Slowly the rest of the group reappears, moving as one in the tightest huddle. As they enter the spotlight we understand. Tucked safely between the legs of four large cows are three infants. Like precious celebrities surrounded by an escort of heavies, the youngsters are guided to the water. There, with tiny trunks they cannot quite control, they drink their fill. The whole thing takes only a few minutes. Then, with this life-and-death task accomplished, the sentinels re-join the group, and the small herd leaves as silently as it came, melting into the backdrop.
So: this drama is over; the stage empty. After the thrill there is anti-climax, a strange sense of banishment; depression even. We go to bed, suddenly overcome by the heat and with too many insects on the brain.
Inside, though, the room is hotter still; windows shut fast against malarial mosquitoes. Even so, and despite the rock-like pillows, we sleep for a time. At midnight it is the menacing whine of a mosquito that rouses us to a bleary-eyed seek and destroy mission. At 2 a.m. we are awake again as two waterbuck lock in high-snorting combat below our veranda.
G. huddles back in bed. I press my nose to the window. It’s at times like this that Africa looms largest, that you know you are out of your element. Night stretches ahead like a herculean trial. I stare once more at pale stage in the bush. The impala have drifted back to the pool again, but they barely move. It is like watching a Samuel Becket play where nothing much happens.
Suddenly the antelope are on full alert – rigid stance, ears pricked, noses twitching. I stare and stare. At last I spot movement, a sinuous shape pressing through the low scrub. The impala rise on hoof-tips, torn between staying and fleeing, and then the lioness steps out from the grass and pads down to the water.
The impala draw back, still unsure of the big cat’s agenda. The lioness parades around the waterhole, but does not drink. Instead she finds a clump of grass and lies down, head up, still as stone, commanding the pool – a heraldic lion couchant. Now it is clear. None of the animals can drink. The tension is visible. This is a new kind of drama: feline power play.
But I cannot wait for the denouement. Worn out, I return to my hard pillow and tangled sheet.
The next time I wake it is light enough to know that I can abandon all efforts to sleep. It’s a huge relief. While G. slumbers on, I step out into cool of the veranda.

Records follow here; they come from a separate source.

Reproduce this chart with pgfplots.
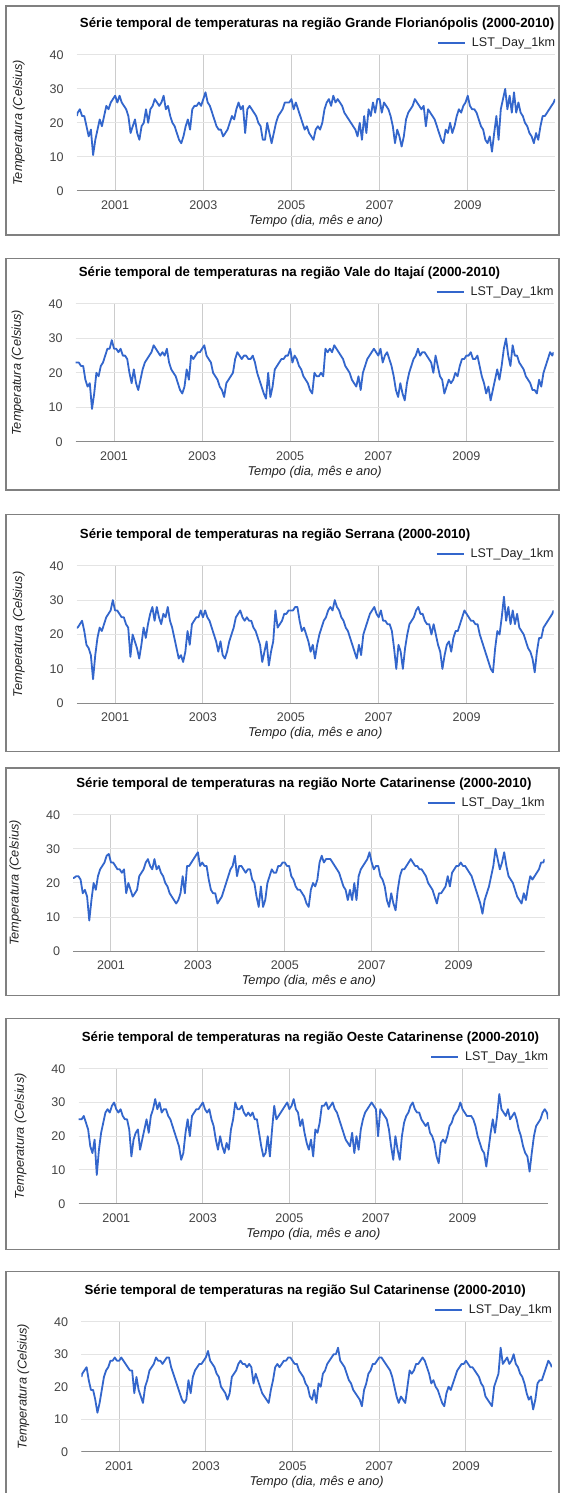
\documentclass[border=0pt]{standalone}
\usepackage{fontspec}
\setmainfont{Liberation Sans}
\usepackage{pgfplots}
\usepackage{pgfplotstable}
\pgfplotsset{compat=1.18}
\definecolor{gline}{HTML}{3366CC}
\definecolor{vgrid}{HTML}{CCCCCC}
\definecolor{hgrid}{HTML}{E4E4E4}
\definecolor{basec}{HTML}{8A8A8A}
\definecolor{boxc}{HTML}{808080}
\definecolor{tickc}{HTML}{444444}
\definecolor{axt}{HTML}{222222}

\pgfplotstableread{
t a b c d e f
2000.13 22 23 22 21.5 25 23
2000.15 23 23 22 21.5 25 24
2000.20 24 23 23 22 25 25
2000.25 22 22 24 22 26 26
2000.30 22 22 21 21 24 22
2000.35 19 18 17 17 22 19
2000.40 16 16 16 18 17 19
2000.45 18 17 14 16 15 16
2000.50 10.5 9.5 7 9 19 12
2000.55 15 14 14 15 8.5 15
2000.60 18 20 19 20 16 19
2000.65 21 19 22 18 21 23
2000.70 19 22 21 22 24 25
2000.75 22 23 23 24 27 26
2000.80 25 25 25 25 28 28
2000.85 24 27 26 26 27 28
2000.90 26 27 27 28 29 29
2000.95 27 29.5 30 28.5 30 28
2001.00 28 27 27 26 28 28
2001.05 26 27 27 26 27 29
2001.10 28 26 26 25 28 28
2001.15 26 27 25 24 26 27
2001.20 25 25 25 24 25 26
2001.25 24 25 23 23 25 25
2001.30 22 24 22 24 22 25
2001.35 17 20 13.5 17 14 18
2001.40 19 17 20 20 19 23
2001.45 21 21 18 18 21 19
2001.50 17 17 16 16 22 17
2001.55 15 15 13 17 16 15
2001.60 19 18 17 18 19 20
2001.65 20 21 22 22 22 22
2001.70 24 23 19 23 25 25
2001.75 20 24 23 24 21 26
2001.80 24 25 26 26 26 27
2001.85 25 26 28 27 28 29
2001.90 27 28 24 25 31 28
2001.95 26 27 28 24 28 28
2002.00 25 26 25 27 30 27
2002.05 26 25 23 24 27 28
2002.10 28 26 26 25 28 29
2002.15 24 25 25 23 28 29
2002.20 25 27 28 22 26 26
2002.25 22 23 24 20 25 24
2002.30 20 21 22 19 23 22
2002.35 19 20 19 17 21 20
2002.40 17 19 16 16 19 18
2002.45 15 17 13 15 17 16
2002.50 14 15 14 14 13 15
2002.55 16 14 12 15 15 16
2002.60 19 16 15 17 21 22
2002.65 21 21 21 22 25 18
2002.70 18 18 17 17 20 23
2002.75 24 25 23 25 26 25
2002.80 25 24 24 25 27 26
2002.85 25 25 25 26 28 27
2002.90 26 26 25 27 28 27
2002.95 25 26 27 28 29 28
2003.00 27 27 25 29 30 29
2003.05 29 28 27 25 28 31
2003.10 26 25 25 26 27 28
2003.15 25 24 24 25 28 27
2003.20 23 23 22 25 25 26
2003.25 21 20 20 21 23 24
2003.30 19 19 18 18 19 23
2003.35 18 18 15 17 16 20
2003.40 18 16 18 17 20 19
2003.45 16 15 14 14 17 18
2003.50 17 13 13 15 15 16
2003.55 18 17 15 16 18 18
2003.60 20 18 18 18 16 23
2003.65 22 19 20 20 22 24
2003.70 21 20 22 22 25 25
2003.75 24 24 25 24 30 27
2003.80 26 26 26 25 28 28
2003.85 24 25 27 28 28 27
2003.90 25 24 25 22 29 27
2003.95 17 25 24 25 27 26
2004.00 24 25 25 25 26 27
2004.05 25 24 24 24 27 26
2004.10 24 24 24 23 26 21
2004.15 23 25 22 24 27 24
2004.20 22 23 21 24 25 22
2004.25 20 20 19 21 25 20
2004.30 19 18 17 20 21 18
2004.35 15 16 12 16 17 17
2004.40 15 14 15 13 14 16
2004.45 20 12.5 18 19 15 15
2004.50 17 20 11 13 20 19
2004.55 14 13 15 15 14 22
2004.60 17 16 18 20 22 26
2004.65 20 21 27 22 29 27
2004.70 22 22 22 24 25 26
2004.75 23 23 23 23 26 27
2004.80 24 24 24 23 27 28
2004.85 26 24 26 25 28 28
2004.90 26 25 26 25 29 29
2004.95 26 25 27 26 30 29
2005.00 27 27 27 26 28 28
2005.05 24 23 27 25 29 27
2005.10 26 25 28 25 31 27
2005.15 24 24 28 22 28 25
2005.20 22 22 24 21 27 24
2005.25 20 21 21 19 23 23
2005.30 18 19 22 18 25 21
2005.35 19 18 20 18 21 20
2005.40 17 17 18 17 18 17
2005.45 16 15 15 16 16 16
2005.50 15 14 17 14 19 19
2005.55 18 20 13 13 14 15
2005.60 19 19 17 18 22 21
2005.65 18 19 20 20 21 20
2005.70 20 20 22 19 24 24
2005.75 24 19 24 21 29 25
2005.80 26 27 25 26 29 27
2005.85 27 26 27 28 30 28
2005.90 25 27 28 26 28 29
2005.95 28 26 27 27 29 30
2006.00 26 28 30 27 30 30
2006.05 27 27 28 27 28 32
2006.10 26 26 27 26 27 28
2006.15 25 25 25 25 25 27
2006.20 23 24 24 24 23 26
2006.25 22 22 22 23 21 24
2006.30 21 21 21 21 19 22
2006.35 20 20 19 19 18 21
2006.40 19 18 17 18 17 19
2006.45 18 17 15 15 21 18
2006.50 16 16 13 18 15 17
2006.55 20 19 17 15 20 16
2006.60 15 15 14 20 16 14
2006.65 22 20 20 15 22 19
2006.70 17 22 22 22 25 21
2006.75 24 24 24 24 27 24
2006.80 22 25 26 25 28 25
2006.85 26 26 27 26 29 27
2006.90 23 27 28 27 30 27
2006.95 27 26 26 29 29 28
2007.00 27 25 25 26 28 29
2007.05 23 27 27 24 20 29
2007.10 26 23 24 25 28 28
2007.15 25 25 24 25 27 27
2007.20 24 26 23 22 26 26
2007.25 22 24 23 21 25 25
2007.30 19 22 21 19 22 23
2007.35 14 19 16 15 17 20
2007.40 18 15 10 13 13 17
2007.45 16 13 17 17 20 15
2007.50 13 17 15 14 16 17
2007.55 16 14 10 12 13 16
2007.60 21 12 16 18 20 15
2007.65 23 17 20 22 24 20
2007.70 24 20 23 24 26 25
2007.75 25 22 24 24 27 24
2007.80 27 24 25 25 29 25
2007.85 26 25 27 26 30 27
2007.90 25 27 28 27 28 27
2007.95 24 25 26 26 27 28
2008.00 25 26 26 25 27 29
2008.05 19 26 24 25 25 28
2008.10 24 25 23 24 24 26
2008.15 23 24 23 24 23 24
2008.20 22 23 20 23 24 21
2008.25 21 20 23 22 21 22
2008.30 19 25 20 20 20 20
2008.35 17 22 17 19 18 19
2008.40 15 19 15 18 14 17
2008.45 14 18 10 16 12 15
2008.50 18 14 14 14 18 14
2008.55 17 16 17 17 19 18
2008.60 20 18 18 17 18 20
2008.65 17 17 15 18 20 19
2008.70 19 18 19 19 23 21
2008.75 22 20 21 22 24 23
2008.80 24 19 21 19 26 25
2008.85 23 22 23 23 27 26
2008.90 25 24 25 24 28 27
2008.95 26 24 27 25 30 27
2009.00 28 25 26 25 28 28
2009.05 25 25 25 26 27 27
2009.10 24 26 24 25 26 26
2009.15 24 24 24 25 26 26
2009.20 23 24 23 24 26 25
2009.25 21 25 23 23 25 24
2009.30 19 22 20 22 23 23
2009.35 18 19 18 20 20 21
2009.40 15 17 16 18 18 20
2009.45 14 14 14 16 16 17
2009.50 16 16 12 14 15 16
2009.55 11.5 12 10 11 11 15
2009.60 17 15 9 15 16 14
2009.65 22 18 16 17 21 20
2009.70 15 21 21 19 25 22
2009.75 24 18 20 22 21 24
2009.80 27 22 25 25 26 32
2009.85 30 27 31 30 32.5 27
2009.90 24 30 24 27 28 28
2009.95 28 25 28 24 27 29
2010.00 23 22 23 26 26 27
2010.05 29 28 27 29 28 28
2010.10 23 25 23 25 25 30
2010.15 26 25 26 22 26 27
2010.20 23 23 22 21 27 26
2010.25 22 22 21 20 25 24
2010.30 20 21 20 18 22 23
2010.35 19 19 18 16 20 21
2010.40 17 18 16 15 17 18
2010.45 16 17 15 14 15 16
2010.50 14 15 13 17 14 17
2010.55 17 15 9 15 9.5 13
2010.60 15 14 15 19 15 16
2010.65 19 18 19 22 20 21
2010.70 22 16 19 21 23 22
2010.75 22 20 22 22 24 22
2010.80 23 22 23 23 25 24
2010.85 24 24 24 24 27 26
2010.90 25 26 25 26 28 28
2010.95 26 25 26 26 27 27
2010.98 27 26 27 27 25 26
}\temps

\pgfplotsset{
  legend image code/.code={\draw[gline, line width=1.8bp] (0bp,0bp) -- (27bp,0bp);},
  panel/.style={
    scale only axis,
    xmin=2000.13, xmax=2010.98, ymin=0, ymax=40,
    xtick={2001,2003,2005,2007,2009},
    xticklabels={2001,2003,2005,2007,2009},
    ytick={0,10,20,30,40},
    yticklabels={0,10,20,30,40},
    axis line style={draw=none},
    major tick length=0pt,
    xmajorgrids, ymajorgrids,
    x grid style={color=vgrid, line width=1bp},
    y grid style={color=hgrid, line width=1bp},
    x tick label style={font=\fontsize{12.6}{14}\selectfont, text=tickc, inner sep=0pt, anchor=north, yshift=-9.4bp},
    y tick label style={font=\fontsize{12.6}{14}\selectfont, text=tickc, inner sep=0pt, anchor=east, xshift=-13bp},
    title style={at={(0,1)}, anchor=west, xshift=3bp, yshift=25bp, inner sep=0pt, font=\bfseries\fontsize{13.3}{15}\selectfont},
    xlabel style={at={(0.5,0)}, anchor=center, yshift=-30bp, inner sep=0pt, text=axt, font=\itshape\fontsize{12.8}{14}\selectfont},
    ylabel style={anchor=center, inner sep=0pt, text=axt, font=\itshape\fontsize{12.8}{14}\selectfont},
    xlabel={Tempo (dia, mês e ano)},
    ylabel={Temperatura (Celsius)},
    legend style={at={(1,1)}, anchor=east, yshift=12bp, draw=none, fill=none,
      inner sep=0pt, outer sep=0pt, text=axt,
      font=\fontsize{12.6}{14}\selectfont,
      nodes={inner sep=0pt},
      /tikz/every odd column/.style={column sep=6bp}},
  }
}

% #1 column, #2 title, #3 left, #4 right, #5 y of 40, #6 y of 0, #7 box top, #8 box bottom (pixels from top)
\newcommand{\panel}[8]{%
  \pgfmathsetmacro{\pW}{#4-#3}%
  \pgfmathsetmacro{\pH}{#6-#5}%
  \pgfmathsetmacro{\pY}{1493-#6}%
  \pgfmathsetmacro{\bT}{1493-#7}%
  \pgfmathsetmacro{\bB}{1493-#8}%
  \pgfmathsetmacro{\yL}{-58/(#4-#3)}%
  \draw[boxc, line width=1.2bp] (6bp,\bB bp) rectangle (559bp,\bT bp);
  \begin{axis}[panel,
      at={(#3bp,\pY bp)}, anchor=south west,
      width=\pW bp, height=\pH bp,
      title={#2},
      ylabel style={at={(\yL,0.5)}}]
    \addplot[gline, line width=1.8bp, mark=none, line join=round] table[x=t, y=#1] {\temps};
    \addlegendentry{LST\_Day\_1km}
    \draw[basec, line width=1.3bp] (rel axis cs:0,0) -- (rel axis cs:1,0);
  \end{axis}
}

\begin{document}
\begin{tikzpicture}
  \useasboundingbox[fill=white] (0,0) rectangle (563bp,1493bp);
  \panel{a}{Série temporal de temperaturas na região Grande Florianópolis (2000-2010)}{76.8}{555}{55}{190.7}{6}{235}
  \panel{b}{Série temporal de temperaturas na região Vale do Itajaí (2000-2010)}{75.7}{553.6}{304}{441.7}{258.3}{490}
  \panel{c}{Série temporal de temperaturas na região Serrana (2000-2010)}{76.8}{553.6}{565.7}{703.3}{514.3}{751.7}
  \panel{d}{Série temporal de temperaturas na região Norte Catarinense (2000-2010)}{73.2}{544.6}{814.7}{951.3}{768}{995.3}
  \panel{e}{Série temporal de temperaturas na região Oeste Catarinense (2000-2010)}{78.6}{548.2}{1068.7}{1203.7}{1018.7}{1249.3}
  \panel{f}{Série temporal de temperaturas na região Sul Catarinense (2000-2010)}{81.4}{551.8}{1321.7}{1451.7}{1271.7}{1500}
\end{tikzpicture}
\end{document}
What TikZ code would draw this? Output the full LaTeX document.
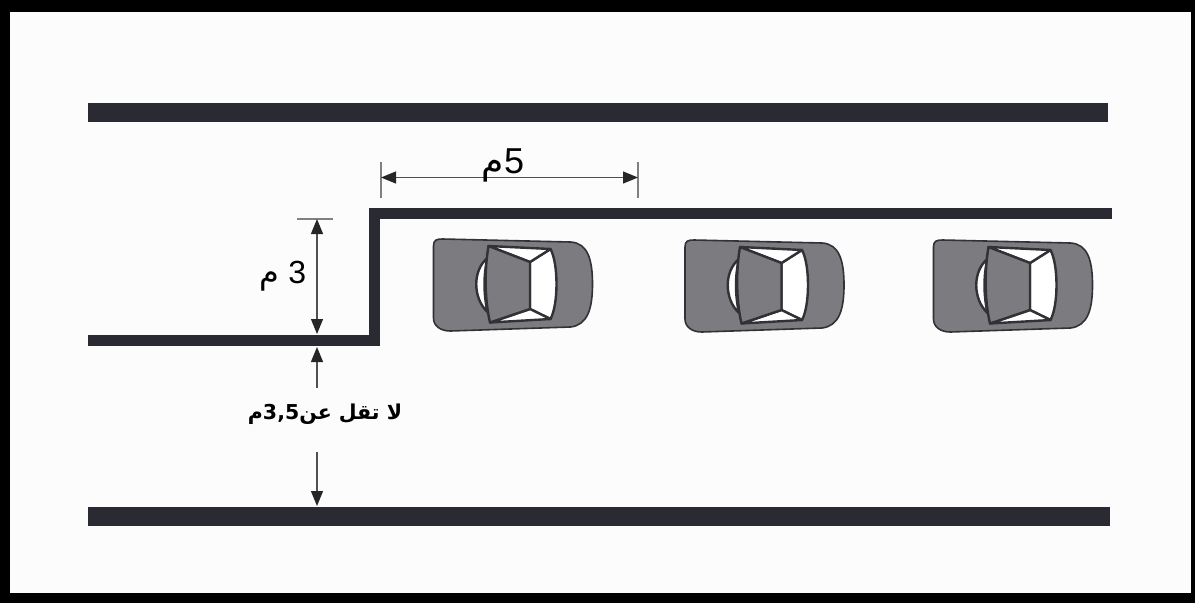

In the dawn light I see that last night’s set has mystically expanded into a vast new backdrop. Now the Chyulu Hills rise above the dry plains, a vision of impossible greenness that belies the violence of their birth. For these hills are new, erupting around the time Sir Francis Drake was bowling off Plymouth Hoe and ignoring news of the advancing Armada. It’s hard to believe.
But this is not all. To the west, the snow-capped crown of Kilimanjaro breaks free of the earth and floats high on a wreath of pink clouds. It makes me want to hoot with laughter. Who does this Africa think she is? Does she really expect me to be taken in by all her absurd illusions? Poof! The mountain snuffs out and leaves only sky. (Is this possible?) And I, like the victim of some worming parasite, know I am becoming infected. All our defences are useless. This land is creeping under my skin and invading all my senses. More likely than not I will never be the same again.